老猫キーパー:それらしき宿屋の前に、名もなき老猫が座っています。凄く立派なヒゲをしているので、彼が周辺の顔役であることが分かります。ヒゲは猫の地位を表しますので。尊敬すべき、人生の先輩といった感じでしょうか。(老猫)「ああ。スティーヴン・テイラーのことなら知っているよ」
プロン:「ありがとうございます、先輩!」
キーパー:テイラーは新参者の芸術家だそうです。確か、彼は詩人だということでしたね。(老猫)「最初は新顔の芸術家として町の住人達にも歓迎をされておったが、やがて黒い小人と付き合うようになって、疎遠になってしまった。

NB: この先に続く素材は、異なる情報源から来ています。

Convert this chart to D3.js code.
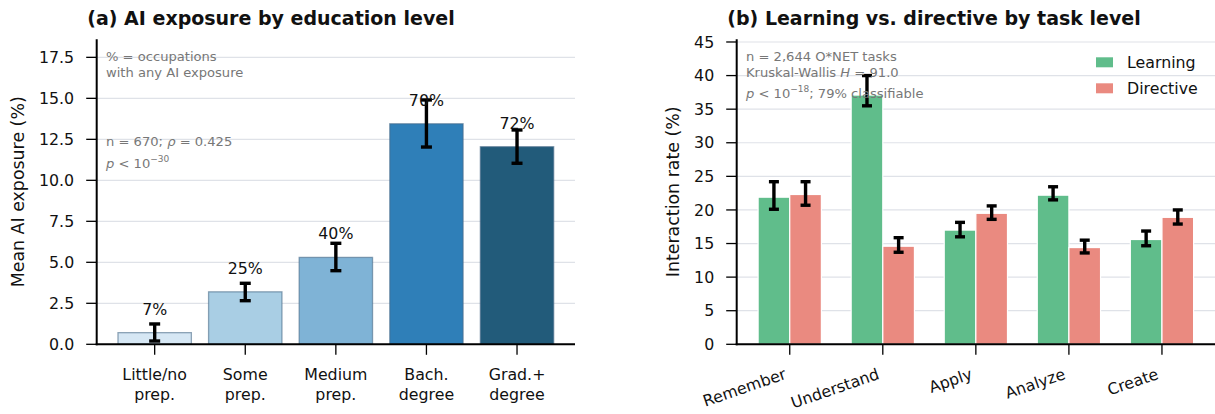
<!DOCTYPE html>
<html><head><meta charset="utf-8">
<script src="https://cdn.jsdelivr.net/npm/d3@7"></script>
<style>body{margin:0;background:#fff}svg{display:block;font-family:"DejaVu Sans",sans-serif}</style>
</head><body>
<svg id="c" width="1215" height="414"></svg>
<script>
// ---- Panel (a) data ----
const educationLevels = [["Little/no","prep."],["Some","prep."],["Medium","prep."],["Bach.","degree"],["Grad.+","degree"]];
const exposureMean = [0.71, 3.2, 5.3, 13.45, 12.05];
const exposureCI = [[0.2,1.24],[2.66,3.72],[4.49,6.16],[12.03,14.9],[11.04,13.07]];
const anyExposurePct = ["7%","25%","40%","70%","72%"];
const exposureTicks = [0,2.5,5,7.5,10,12.5,15,17.5];
const exposureColors = ["#d6e7f4","#a9cee4","#7fb3d6","#2f7fb8","#225b7a"];

// ---- Panel (b) data ----
const taskLevels = ["Remember","Understand","Apply","Analyze","Create"];
const learningRate = [21.9, 37.1, 17.0, 22.2, 15.6];
const learningCI = [[20.1,24.2],[35.5,40.0],[16.0,18.15],[21.5,23.45],[14.67,16.86]];
const directiveRate = [22.3, 14.6, 19.5, 14.4, 18.9];
const directiveCI = [[20.7,24.2],[13.7,15.87],[18.6,20.6],[13.6,15.5],[17.9,20.0]];
const rateTicks = [0,5,10,15,20,25,30,35,40,45];
const seriesNames = ["Learning","Directive"];
const seriesColors = ["#60bd8b","#ea8a80"];

const svg = d3.select("#c");
const plotTop = 39.3, plotBottom = 344.3;
const gridC = "#dfe2e8";
const tickFont = 15.8;

function panel(left, right, xDom, yDom, yTicks, fmt){
  const g = svg.append("g");
  const x = d3.scaleLinear().domain(xDom).range([left, right]);
  const y = d3.scaleLinear().domain(yDom).range([plotBottom, plotTop]);
  g.selectAll("line.grid").data(yTicks).join("line")
    .attr("x1", left).attr("x2", right)
    .attr("y1", d=>y(d)).attr("y2", d=>y(d))
    .attr("stroke", gridC).attr("stroke-width", 1.2);
  return {g, x, y, left, right, yTicks, fmt};
}
function axes(p, xTicks){
  const {g, x, y, left, right, yTicks, fmt} = p;
  const ax = g.append("g");
  ax.selectAll("line.yt").data(yTicks).join("line")
    .attr("x1", left-10.5).attr("x2", left).attr("y1", d=>y(d)).attr("y2", d=>y(d))
    .attr("stroke","#000").attr("stroke-width",1.3);
  ax.selectAll("text.yt").data(yTicks).join("text")
    .attr("x", left-22.5).attr("y", d=>y(d)+5.6).attr("text-anchor","end")
    .attr("font-size", tickFont).attr("fill","#111").text(fmt);
  ax.selectAll("line.xt").data(xTicks).join("line")
    .attr("x1", d=>x(d)).attr("x2", d=>x(d)).attr("y1", plotBottom).attr("y2", plotBottom+10.5)
    .attr("stroke","#000").attr("stroke-width",1.3);
  ax.append("line").attr("x1",left).attr("x2",left).attr("y1",plotTop).attr("y2",plotBottom+1)
    .attr("stroke","#000").attr("stroke-width",2);
  ax.append("line").attr("x1",left-1).attr("x2",right).attr("y1",plotBottom).attr("y2",plotBottom)
    .attr("stroke","#000").attr("stroke-width",2);
}
function errbar(g, cx, y0, y1, cap){
  g.append("line").attr("x1",cx).attr("x2",cx).attr("y1",y0).attr("y2",y1)
    .attr("stroke","#000").attr("stroke-width",3.4);
  [y0,y1].forEach(yy=>g.append("line").attr("x1",cx-cap/2).attr("x2",cx+cap/2)
    .attr("y1",yy).attr("y2",yy).attr("stroke","#000").attr("stroke-width",3.4));
}

// ===== Panel A =====
const A = panel(96.7, 575, [-0.64, 4.64], [0, 18.6], exposureTicks, d=>d.toFixed(1));
const idxA = d3.range(educationLevels.length);
const bwA = 0.81;
A.g.selectAll("rect.bar").data(idxA).join("rect")
  .attr("x", i=>A.x(i-bwA/2)).attr("width", A.x(bwA)-A.x(0))
  .attr("y", i=>A.y(exposureMean[i])).attr("height", i=>A.y(0)-A.y(exposureMean[i]))
  .attr("fill", i=>exposureColors[i])
  .attr("stroke","#4a6a88").attr("stroke-opacity",0.6).attr("stroke-width",1.3);
idxA.forEach(i=>errbar(A.g, A.x(i), A.y(exposureCI[i][1]), A.y(exposureCI[i][0]), 11));
A.g.selectAll("text.pct").data(idxA).join("text")
  .attr("x", i=>A.x(i)).attr("y", i=>A.y(exposureMean[i]+1.43)+5.5)
  .attr("text-anchor","middle").attr("font-size",tickFont).attr("fill","#111")
  .text(i=>anyExposurePct[i]);
axes(A, idxA);
const xlA = A.g.selectAll("text.xl").data(idxA).join("text")
  .attr("text-anchor","middle").attr("font-size",tickFont).attr("fill","#111");
xlA.each(function(i){
  const t = d3.select(this);
  educationLevels[i].forEach((s,k)=>t.append("tspan").attr("x",A.x(i)).attr("y",379.6+k*20).text(s));
});
svg.append("text").attr("transform",`translate(23.5,${(plotTop+plotBottom)/2}) rotate(-90)`)
  .attr("text-anchor","middle").attr("font-size",17.4).attr("fill","#111").text("Mean AI exposure (%)");
svg.append("text").attr("x",87.3).attr("y",25.3).attr("font-size",19).attr("font-weight","bold")
  .attr("fill","#111").text("(a) AI exposure by education level");
const noteC = "#777";
const na = svg.append("g").attr("font-size",13.1).attr("fill",noteC);
na.append("text").attr("x",106).attr("y",61.2).text("% = occupations");
na.append("text").attr("x",106).attr("y",77.2).text("with any AI exposure");
const na2 = na.append("text").attr("x",106).attr("y",146.2);
na2.append("tspan").text("n = 670; ");
na2.append("tspan").attr("font-style","italic").text("ρ");
na2.append("tspan").text(" = 0.425");
const na3 = na.append("text").attr("x",106).attr("y",167.5);
na3.append("tspan").attr("font-style","italic").text("p");
na3.append("tspan").text(" < 10");
na3.append("tspan").attr("font-size",9).attr("dy",-6).text("−30");

// ===== Panel B =====
const B = panel(736.7, 1215, [-0.57, 4.57], [0, 45.4], rateTicks, d=>d);
const idxB = d3.range(taskLevels.length);
const bwB = 0.34;
const seriesVals = [learningRate, directiveRate];
const seriesCI = [learningCI, directiveCI];
seriesVals.forEach((vals, s)=>{
  const off = (s===0 ? -1 : 1) * bwB/2;
  B.g.selectAll("rect.s"+s).data(idxB).join("rect")
    .attr("x", i=>B.x(i+off-bwB/2)).attr("width", B.x(bwB)-B.x(0))
    .attr("y", i=>B.y(vals[i])).attr("height", i=>B.y(0)-B.y(vals[i]))
    .attr("fill", seriesColors[s]).attr("stroke","#fff").attr("stroke-width",1.2);
  idxB.forEach(i=>errbar(B.g, B.x(i+off), B.y(seriesCI[s][i][1]), B.y(seriesCI[s][i][0]), 10));
});
axes(B, idxB);
B.g.selectAll("text.xl").data(idxB).join("text")
  .attr("transform", i=>`translate(${B.x(i)-2.5},${378.5}) rotate(-19)`)
  .attr("text-anchor","end").attr("font-size",tickFont).attr("fill","#111")
  .text(i=>taskLevels[i]);
svg.append("text").attr("transform",`translate(679,${(plotTop+plotBottom)/2}) rotate(-90)`)
  .attr("text-anchor","middle").attr("font-size",17.4).attr("fill","#111").text("Interaction rate (%)");
svg.append("text").attr("x",727.3).attr("y",25.3).attr("font-size",19).attr("font-weight","bold")
  .attr("fill","#111").text("(b) Learning vs. directive by task level");
const lg = svg.append("g");
seriesNames.forEach((n,s)=>{
  const cy = 62.3 + s*26;
  lg.append("rect").attr("x",1096).attr("y",cy-5).attr("width",17).attr("height",10).attr("fill",seriesColors[s]);
  lg.append("text").attr("x",1127).attr("y",cy+5.6).attr("font-size",tickFont).attr("fill","#111").text(n);
});
const nb = svg.append("g").attr("font-size",13.1).attr("fill",noteC);
nb.append("text").attr("x",746).attr("y",61.2).text("n = 2,644 O*NET tasks");
const nb2 = nb.append("text").attr("x",746).attr("y",77.2);
nb2.append("tspan").text("Kruskal-Wallis ");
nb2.append("tspan").attr("font-style","italic").text("H");
nb2.append("tspan").text(" = 91.0");
const nb3 = nb.append("text").attr("x",746).attr("y",97.5);
nb3.append("tspan").attr("font-style","italic").text("p");
nb3.append("tspan").text(" < 10");
nb3.append("tspan").attr("font-size",9).attr("dy",-6).text("−18");
nb3.append("tspan").attr("dy",6).text("; 79% classifiable");
</script>
</body></html>
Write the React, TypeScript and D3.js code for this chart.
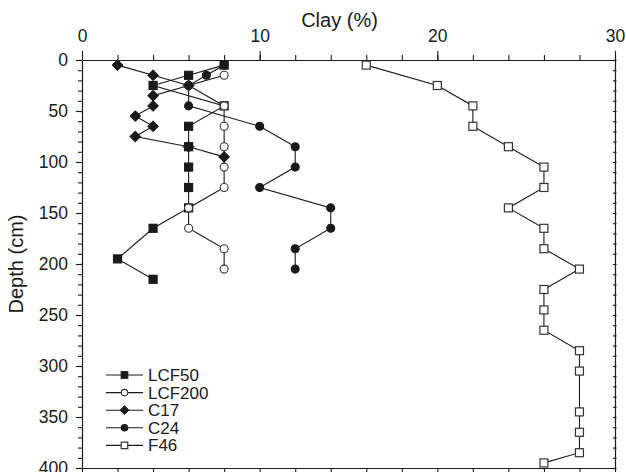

最近は姿を見かけておらんなぁ」
アビー:ふ~む。
キーパー:(老猫)「黒い小人の方じゃが、奴はどうやらあやかしの森のズーグどもと取引をしていたようじゃ」
アビー:ほほう。
プロン:なるほど。ズーグと取引をしたのは小人の方、シャンの方なのか。
キーパー:(老猫)「ズーグの中でもはみ出し者の何匹かが、最近姿を見かけなくなったという噂がある」
アビー:「はっ! もしや……」
プロン:「……アーカムに来ているのはそいつらか?」
キーパー:そのはみ出し者のズーグたちは、自分たちを「三つ又の毒キノコの団」と名乗っていたそうです。
プロン:それは何匹くらいの集団なの?
キーパー:三つ又の毒キノコの団というくらいですから、三匹です。
アビー:なるほど(笑) 頭数は合いますな。
キーパー:(老猫)「わしも若い頃はズーグをちぎっては投げ、ちぎっては投げ……」と嘘か本当か分からない長話を聞かせてくれます。
アビー:ズーグとやらはスティーヴン・テイラー邸に潜んでいるのかねぇ?
プロン:そうなんじゃないの? 天王星人も町を歩いたりはできなさそうだから、同じ場所にいる可能性はあるな。よし、アーカムに戻ってテイラー邸に何がいるのかを確認しますか。
アビー:うん。
キーパー:(老猫)「ちぎっては投げ、ちぎっては投げ……」
プロン:まだ続いていたのかよ!(笑) 「話の途中ですが……」とお礼を言って、アーカムへ帰ります。
キーパー:了解です。ではオート・エスぺランス亭の屋根から「ジュワッ!」と跳躍して、月経由地球行きということで。